> [SOURCE MATERIAL]:
^^^^

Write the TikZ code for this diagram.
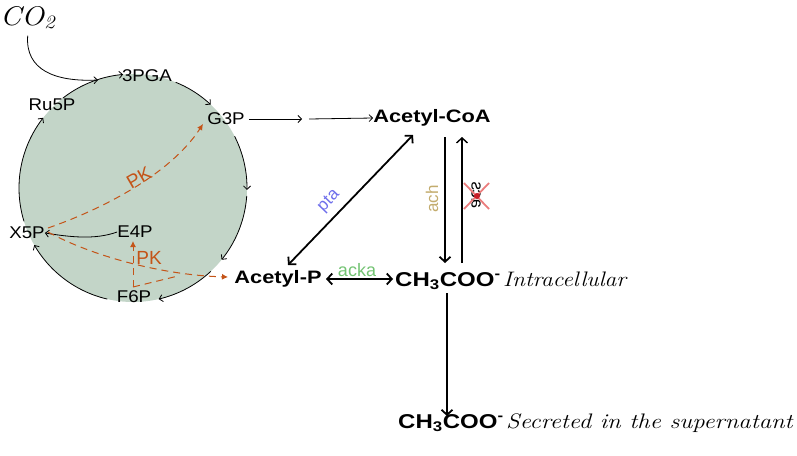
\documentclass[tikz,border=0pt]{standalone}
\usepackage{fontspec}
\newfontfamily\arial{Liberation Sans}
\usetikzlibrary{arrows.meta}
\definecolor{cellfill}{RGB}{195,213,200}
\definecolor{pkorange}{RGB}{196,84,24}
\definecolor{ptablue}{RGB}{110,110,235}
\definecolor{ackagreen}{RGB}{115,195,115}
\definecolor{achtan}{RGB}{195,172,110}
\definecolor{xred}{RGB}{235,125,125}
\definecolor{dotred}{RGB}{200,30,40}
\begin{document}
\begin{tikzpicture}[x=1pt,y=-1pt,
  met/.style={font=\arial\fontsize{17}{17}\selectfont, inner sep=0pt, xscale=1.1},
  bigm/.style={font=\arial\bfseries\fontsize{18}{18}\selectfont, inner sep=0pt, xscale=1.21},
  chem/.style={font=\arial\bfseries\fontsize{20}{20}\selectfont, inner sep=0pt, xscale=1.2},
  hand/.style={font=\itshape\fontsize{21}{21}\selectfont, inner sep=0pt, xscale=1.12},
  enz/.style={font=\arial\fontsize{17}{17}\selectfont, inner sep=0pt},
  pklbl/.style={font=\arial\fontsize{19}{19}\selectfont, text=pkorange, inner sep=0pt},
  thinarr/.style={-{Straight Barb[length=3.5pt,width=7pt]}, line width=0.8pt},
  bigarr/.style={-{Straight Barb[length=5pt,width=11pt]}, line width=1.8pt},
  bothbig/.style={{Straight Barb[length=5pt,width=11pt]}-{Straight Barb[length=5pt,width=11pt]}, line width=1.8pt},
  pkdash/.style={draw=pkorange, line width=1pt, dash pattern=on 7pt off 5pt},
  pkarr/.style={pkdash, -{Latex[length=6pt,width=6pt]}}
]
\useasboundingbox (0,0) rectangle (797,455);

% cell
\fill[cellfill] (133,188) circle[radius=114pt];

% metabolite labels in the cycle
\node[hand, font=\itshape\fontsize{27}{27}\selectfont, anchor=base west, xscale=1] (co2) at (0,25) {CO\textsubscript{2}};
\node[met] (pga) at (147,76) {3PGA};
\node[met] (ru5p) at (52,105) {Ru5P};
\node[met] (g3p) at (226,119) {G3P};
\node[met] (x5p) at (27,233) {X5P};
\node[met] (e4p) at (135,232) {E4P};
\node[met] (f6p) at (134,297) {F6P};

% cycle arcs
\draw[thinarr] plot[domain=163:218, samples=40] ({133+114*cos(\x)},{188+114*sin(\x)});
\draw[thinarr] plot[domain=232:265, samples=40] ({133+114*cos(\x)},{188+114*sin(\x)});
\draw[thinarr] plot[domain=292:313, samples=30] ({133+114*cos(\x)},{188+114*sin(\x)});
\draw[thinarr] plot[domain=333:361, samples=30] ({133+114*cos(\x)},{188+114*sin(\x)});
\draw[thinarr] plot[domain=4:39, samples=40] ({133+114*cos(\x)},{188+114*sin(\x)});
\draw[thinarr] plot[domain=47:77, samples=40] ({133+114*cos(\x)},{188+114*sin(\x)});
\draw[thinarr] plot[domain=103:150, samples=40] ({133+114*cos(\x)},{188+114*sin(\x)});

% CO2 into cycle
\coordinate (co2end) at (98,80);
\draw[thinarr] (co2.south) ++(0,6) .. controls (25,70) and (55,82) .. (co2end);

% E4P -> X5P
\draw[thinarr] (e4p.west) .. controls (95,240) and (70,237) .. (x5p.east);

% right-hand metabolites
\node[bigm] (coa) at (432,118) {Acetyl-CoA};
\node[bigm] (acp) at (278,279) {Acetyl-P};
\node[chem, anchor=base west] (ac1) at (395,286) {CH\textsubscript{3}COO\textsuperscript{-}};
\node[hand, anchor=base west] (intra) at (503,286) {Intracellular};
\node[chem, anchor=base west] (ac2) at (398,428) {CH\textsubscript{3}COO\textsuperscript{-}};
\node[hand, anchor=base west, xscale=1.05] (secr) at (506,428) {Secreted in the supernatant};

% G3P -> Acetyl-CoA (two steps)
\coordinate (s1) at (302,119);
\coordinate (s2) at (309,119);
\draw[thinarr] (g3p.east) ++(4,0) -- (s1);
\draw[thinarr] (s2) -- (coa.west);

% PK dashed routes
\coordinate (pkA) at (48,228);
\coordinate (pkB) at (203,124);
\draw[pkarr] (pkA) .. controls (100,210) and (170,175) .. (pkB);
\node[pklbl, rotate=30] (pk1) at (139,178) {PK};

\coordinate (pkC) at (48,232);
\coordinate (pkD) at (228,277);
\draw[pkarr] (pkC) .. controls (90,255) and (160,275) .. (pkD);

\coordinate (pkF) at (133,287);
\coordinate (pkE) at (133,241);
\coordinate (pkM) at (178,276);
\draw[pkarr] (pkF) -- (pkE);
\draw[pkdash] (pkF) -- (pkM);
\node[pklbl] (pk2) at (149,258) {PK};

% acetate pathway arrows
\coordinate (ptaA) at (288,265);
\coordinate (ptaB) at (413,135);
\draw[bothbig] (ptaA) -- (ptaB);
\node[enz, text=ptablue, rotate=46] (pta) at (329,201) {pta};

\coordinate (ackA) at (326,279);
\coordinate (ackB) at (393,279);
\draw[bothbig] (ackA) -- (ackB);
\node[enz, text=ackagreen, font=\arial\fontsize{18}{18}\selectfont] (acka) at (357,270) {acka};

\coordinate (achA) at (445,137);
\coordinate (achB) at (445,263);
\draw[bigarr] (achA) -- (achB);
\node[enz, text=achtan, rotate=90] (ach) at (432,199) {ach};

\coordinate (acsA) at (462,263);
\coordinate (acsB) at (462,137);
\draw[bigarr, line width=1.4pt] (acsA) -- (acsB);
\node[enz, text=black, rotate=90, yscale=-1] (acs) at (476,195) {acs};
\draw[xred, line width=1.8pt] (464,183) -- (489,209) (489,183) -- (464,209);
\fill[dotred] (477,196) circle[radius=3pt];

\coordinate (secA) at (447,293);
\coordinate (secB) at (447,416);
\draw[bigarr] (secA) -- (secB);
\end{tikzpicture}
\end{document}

^^^^

> [GIVEN EXERCISE]:
Omit the pictures, then quote the rest of the material above exactly.

> [FINISHED ANSWER]:
Write the TikZ code for this diagram.
\documentclass[tikz,border=0pt]{standalone}
\usepackage{fontspec}
\newfontfamily\arial{Liberation Sans}
\usetikzlibrary{arrows.meta}
\definecolor{cellfill}{RGB}{195,213,200}
\definecolor{pkorange}{RGB}{196,84,24}
\definecolor{ptablue}{RGB}{110,110,235}
\definecolor{ackagreen}{RGB}{115,195,115}
\definecolor{achtan}{RGB}{195,172,110}
\definecolor{xred}{RGB}{235,125,125}
\definecolor{dotred}{RGB}{200,30,40}
\begin{document}
\begin{tikzpicture}[x=1pt,y=-1pt,
  met/.style={font=\arial\fontsize{17}{17}\selectfont, inner sep=0pt, xscale=1.1},
  bigm/.style={font=\arial\bfseries\fontsize{18}{18}\selectfont, inner sep=0pt, xscale=1.21},
  chem/.style={font=\arial\bfseries\fontsize{20}{20}\selectfont, inner sep=0pt, xscale=1.2},
  hand/.style={font=\itshape\fontsize{21}{21}\selectfont, inner sep=0pt, xscale=1.12},
  enz/.style={font=\arial\fontsize{17}{17}\selectfont, inner sep=0pt},
  pklbl/.style={font=\arial\fontsize{19}{19}\selectfont, text=pkorange, inner sep=0pt},
  thinarr/.style={-{Straight Barb[length=3.5pt,width=7pt]}, line width=0.8pt},
  bigarr/.style={-{Straight Barb[length=5pt,width=11pt]}, line width=1.8pt},
  bothbig/.style={{Straight Barb[length=5pt,width=11pt]}-{Straight Barb[length=5pt,width=11pt]}, line width=1.8pt},
  pkdash/.style={draw=pkorange, line width=1pt, dash pattern=on 7pt off 5pt},
  pkarr/.style={pkdash, -{Latex[length=6pt,width=6pt]}}
]
\useasboundingbox (0,0) rectangle (797,455);

% cell
\fill[cellfill] (133,188) circle[radius=114pt];

% metabolite labels in the cycle
\node[hand, font=\itshape\fontsize{27}{27}\selectfont, anchor=base west, xscale=1] (co2) at (0,25) {CO\textsubscript{2}};
\node[met] (pga) at (147,76) {3PGA};
\node[met] (ru5p) at (52,105) {Ru5P};
\node[met] (g3p) at (226,119) {G3P};
\node[met] (x5p) at (27,233) {X5P};
\node[met] (e4p) at (135,232) {E4P};
\node[met] (f6p) at (134,297) {F6P};

% cycle arcs
\draw[thinarr] plot[domain=163:218, samples=40] ({133+114*cos(\x)},{188+114*sin(\x)});
\draw[thinarr] plot[domain=232:265, samples=40] ({133+114*cos(\x)},{188+114*sin(\x)});
\draw[thinarr] plot[domain=292:313, samples=30] ({133+114*cos(\x)},{188+114*sin(\x)});
\draw[thinarr] plot[domain=333:361, samples=30] ({133+114*cos(\x)},{188+114*sin(\x)});
\draw[thinarr] plot[domain=4:39, samples=40] ({133+114*cos(\x)},{188+114*sin(\x)});
\draw[thinarr] plot[domain=47:77, samples=40] ({133+114*cos(\x)},{188+114*sin(\x)});
\draw[thinarr] plot[domain=103:150, samples=40] ({133+114*cos(\x)},{188+114*sin(\x)});

% CO2 into cycle
\coordinate (co2end) at (98,80);
\draw[thinarr] (co2.south) ++(0,6) .. controls (25,70) and (55,82) .. (co2end);

% E4P -> X5P
\draw[thinarr] (e4p.west) .. controls (95,240) and (70,237) .. (x5p.east);

% right-hand metabolites
\node[bigm] (coa) at (432,118) {Acetyl-CoA};
\node[bigm] (acp) at (278,279) {Acetyl-P};
\node[chem, anchor=base west] (ac1) at (395,286) {CH\textsubscript{3}COO\textsuperscript{-}};
\node[hand, anchor=base west] (intra) at (503,286) {Intracellular};
\node[chem, anchor=base west] (ac2) at (398,428) {CH\textsubscript{3}COO\textsuperscript{-}};
\node[hand, anchor=base west, xscale=1.05] (secr) at (506,428) {Secreted in the supernatant};

% G3P -> Acetyl-CoA (two steps)
\coordinate (s1) at (302,119);
\coordinate (s2) at (309,119);
\draw[thinarr] (g3p.east) ++(4,0) -- (s1);
\draw[thinarr] (s2) -- (coa.west);

% PK dashed routes
\coordinate (pkA) at (48,228);
\coordinate (pkB) at (203,124);
\draw[pkarr] (pkA) .. controls (100,210) and (170,175) .. (pkB);
\node[pklbl, rotate=30] (pk1) at (139,178) {PK};

\coordinate (pkC) at (48,232);
\coordinate (pkD) at (228,277);
\draw[pkarr] (pkC) .. controls (90,255) and (160,275) .. (pkD);

\coordinate (pkF) at (133,287);
\coordinate (pkE) at (133,241);
\coordinate (pkM) at (178,276);
\draw[pkarr] (pkF) -- (pkE);
\draw[pkdash] (pkF) -- (pkM);
\node[pklbl] (pk2) at (149,258) {PK};

% acetate pathway arrows
\coordinate (ptaA) at (288,265);
\coordinate (ptaB) at (413,135);
\draw[bothbig] (ptaA) -- (ptaB);
\node[enz, text=ptablue, rotate=46] (pta) at (329,201) {pta};

\coordinate (ackA) at (326,279);
\coordinate (ackB) at (393,279);
\draw[bothbig] (ackA) -- (ackB);
\node[enz, text=ackagreen, font=\arial\fontsize{18}{18}\selectfont] (acka) at (357,270) {acka};

\coordinate (achA) at (445,137);
\coordinate (achB) at (445,263);
\draw[bigarr] (achA) -- (achB);
\node[enz, text=achtan, rotate=90] (ach) at (432,199) {ach};

\coordinate (acsA) at (462,263);
\coordinate (acsB) at (462,137);
\draw[bigarr, line width=1.4pt] (acsA) -- (acsB);
\node[enz, text=black, rotate=90, yscale=-1] (acs) at (476,195) {acs};
\draw[xred, line width=1.8pt] (464,183) -- (489,209) (489,183) -- (464,209);
\fill[dotred] (477,196) circle[radius=3pt];

\coordinate (secA) at (447,293);
\coordinate (secB) at (447,416);
\draw[bigarr] (secA) -- (secB);
\end{tikzpicture}
\end{document}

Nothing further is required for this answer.